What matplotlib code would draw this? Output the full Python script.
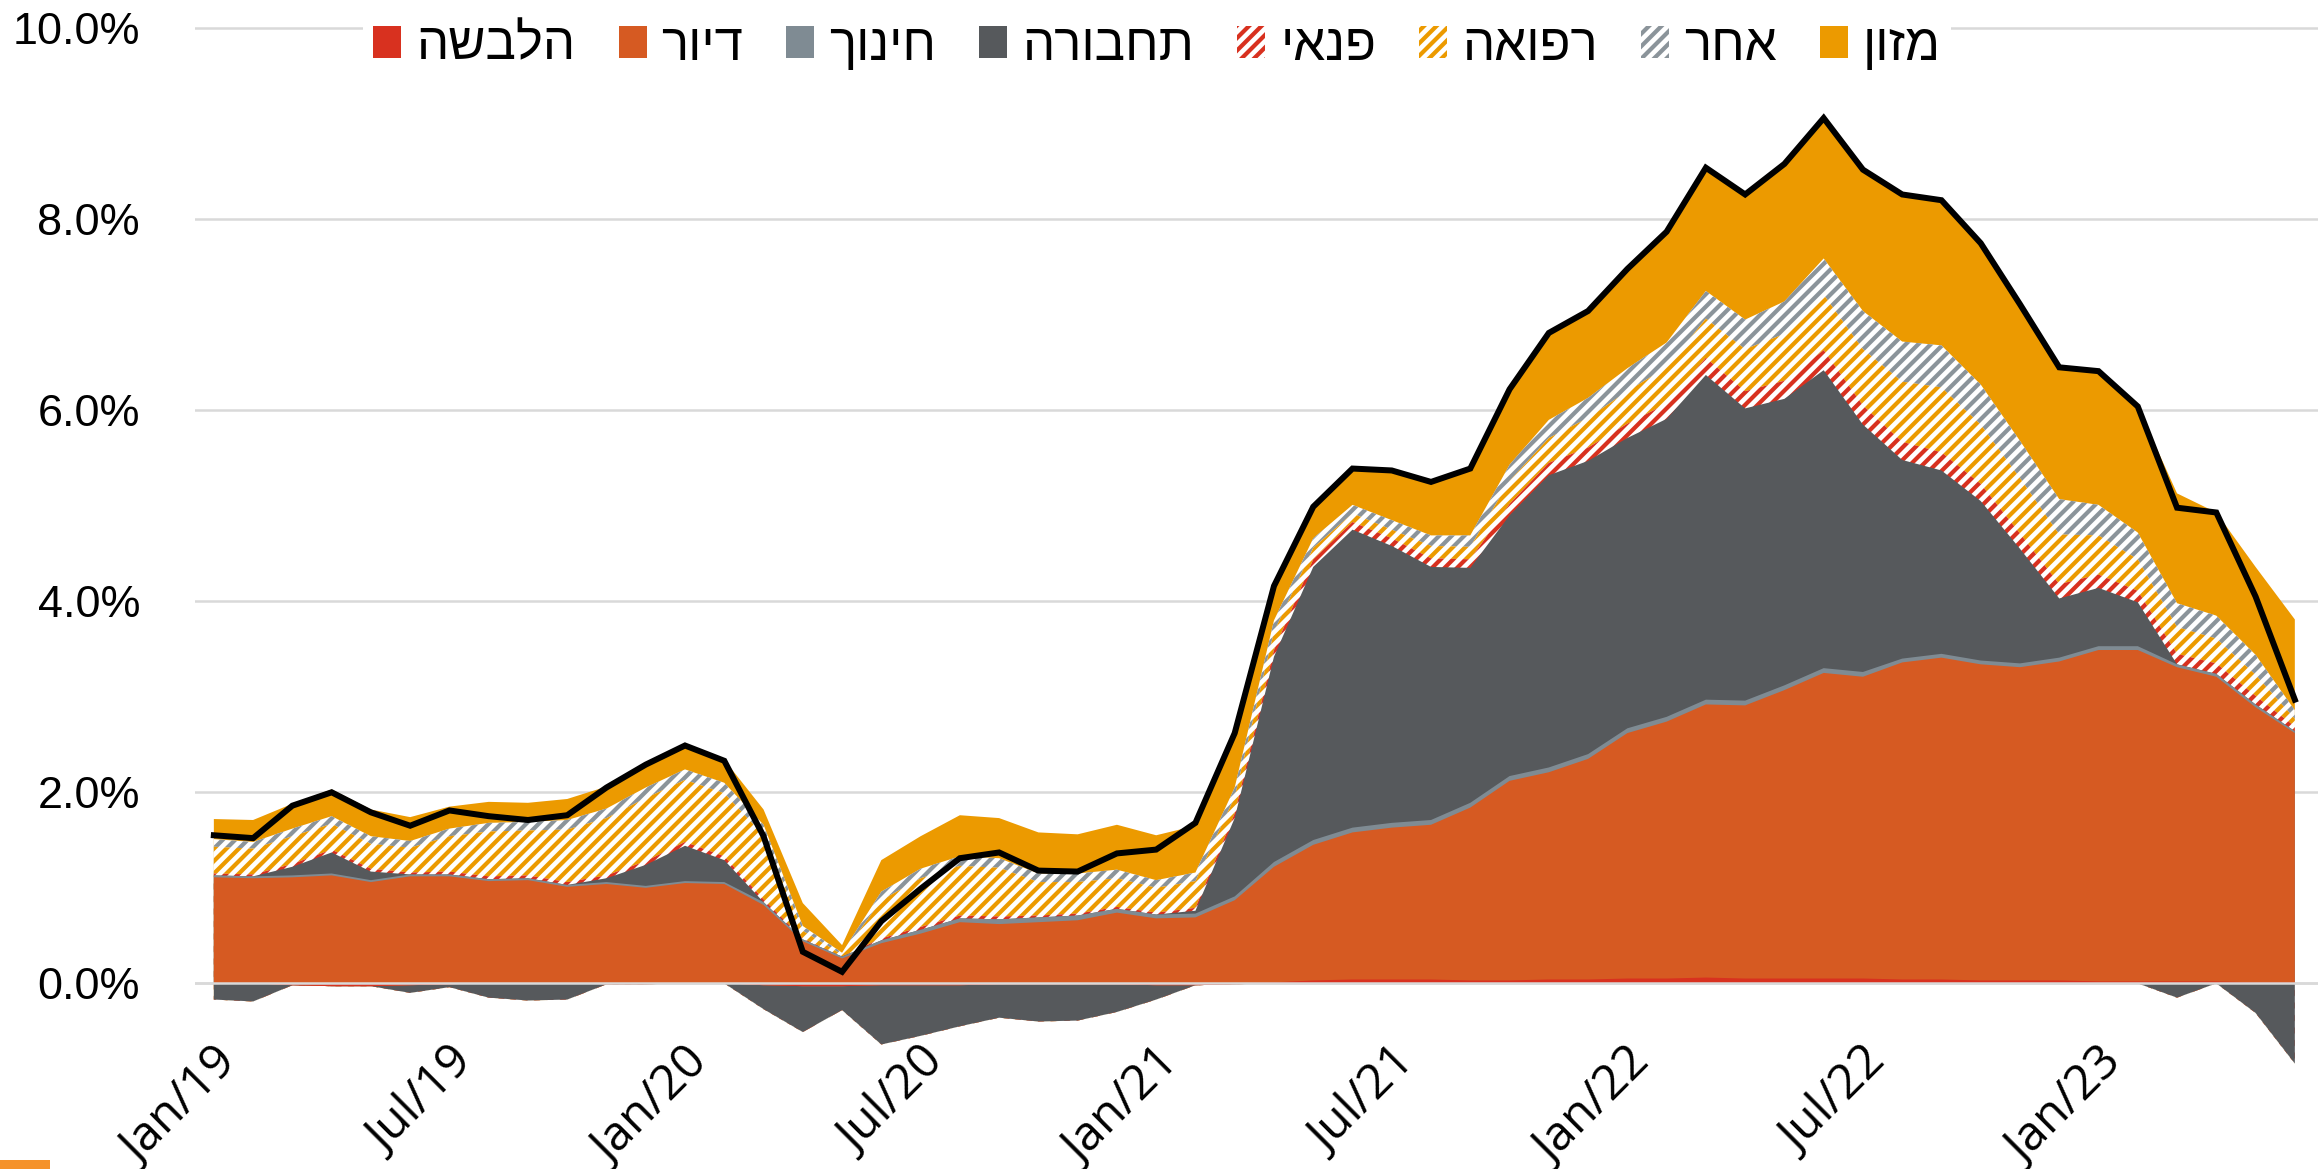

····················

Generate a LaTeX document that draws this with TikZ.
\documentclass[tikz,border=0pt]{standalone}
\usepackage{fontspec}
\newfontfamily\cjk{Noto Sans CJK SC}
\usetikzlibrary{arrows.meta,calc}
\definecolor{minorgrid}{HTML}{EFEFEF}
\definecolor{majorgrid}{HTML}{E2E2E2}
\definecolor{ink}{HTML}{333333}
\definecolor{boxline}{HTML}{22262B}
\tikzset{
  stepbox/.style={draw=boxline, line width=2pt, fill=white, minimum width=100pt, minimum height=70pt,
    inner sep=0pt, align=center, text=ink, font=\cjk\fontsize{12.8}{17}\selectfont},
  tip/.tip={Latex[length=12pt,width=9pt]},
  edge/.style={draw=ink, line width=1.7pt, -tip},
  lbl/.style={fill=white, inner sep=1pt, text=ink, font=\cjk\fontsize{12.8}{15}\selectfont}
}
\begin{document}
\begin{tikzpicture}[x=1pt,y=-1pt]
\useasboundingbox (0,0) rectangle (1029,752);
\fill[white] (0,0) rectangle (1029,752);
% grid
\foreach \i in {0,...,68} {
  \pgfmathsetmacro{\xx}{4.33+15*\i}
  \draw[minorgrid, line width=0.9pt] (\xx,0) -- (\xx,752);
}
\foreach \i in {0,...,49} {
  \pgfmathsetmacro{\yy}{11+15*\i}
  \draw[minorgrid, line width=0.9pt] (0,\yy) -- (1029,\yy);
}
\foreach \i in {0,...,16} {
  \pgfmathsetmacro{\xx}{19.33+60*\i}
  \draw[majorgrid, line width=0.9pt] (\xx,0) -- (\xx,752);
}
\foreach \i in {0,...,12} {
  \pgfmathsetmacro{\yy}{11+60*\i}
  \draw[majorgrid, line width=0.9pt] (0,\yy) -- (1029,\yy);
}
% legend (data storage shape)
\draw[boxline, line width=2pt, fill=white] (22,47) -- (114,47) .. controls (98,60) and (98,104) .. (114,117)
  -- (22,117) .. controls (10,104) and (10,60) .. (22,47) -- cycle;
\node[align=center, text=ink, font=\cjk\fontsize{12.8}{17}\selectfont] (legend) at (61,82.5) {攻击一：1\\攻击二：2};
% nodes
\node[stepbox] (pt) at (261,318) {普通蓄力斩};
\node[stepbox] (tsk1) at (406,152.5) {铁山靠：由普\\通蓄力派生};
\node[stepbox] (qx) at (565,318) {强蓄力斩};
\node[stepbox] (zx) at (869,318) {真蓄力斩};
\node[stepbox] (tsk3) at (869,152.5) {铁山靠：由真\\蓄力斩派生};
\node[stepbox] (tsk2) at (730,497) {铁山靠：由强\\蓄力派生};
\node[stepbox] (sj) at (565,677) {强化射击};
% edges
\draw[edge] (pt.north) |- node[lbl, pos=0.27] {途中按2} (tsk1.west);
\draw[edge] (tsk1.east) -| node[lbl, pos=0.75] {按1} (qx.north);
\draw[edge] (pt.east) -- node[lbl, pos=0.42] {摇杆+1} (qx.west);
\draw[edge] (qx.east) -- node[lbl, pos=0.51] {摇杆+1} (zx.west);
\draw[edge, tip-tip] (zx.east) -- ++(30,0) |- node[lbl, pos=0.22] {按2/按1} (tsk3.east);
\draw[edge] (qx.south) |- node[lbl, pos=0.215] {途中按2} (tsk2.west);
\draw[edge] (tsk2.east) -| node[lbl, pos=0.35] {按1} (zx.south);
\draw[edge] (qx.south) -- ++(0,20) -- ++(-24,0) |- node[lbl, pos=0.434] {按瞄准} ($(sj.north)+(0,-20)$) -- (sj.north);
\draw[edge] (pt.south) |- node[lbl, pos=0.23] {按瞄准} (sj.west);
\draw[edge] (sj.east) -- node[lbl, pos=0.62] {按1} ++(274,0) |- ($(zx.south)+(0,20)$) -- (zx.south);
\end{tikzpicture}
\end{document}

····················

### Goal
Show each line holding the word "this".

### Final result
What matplotlib code would draw this? Output the full Python script.
Generate a LaTeX document that draws this with TikZ.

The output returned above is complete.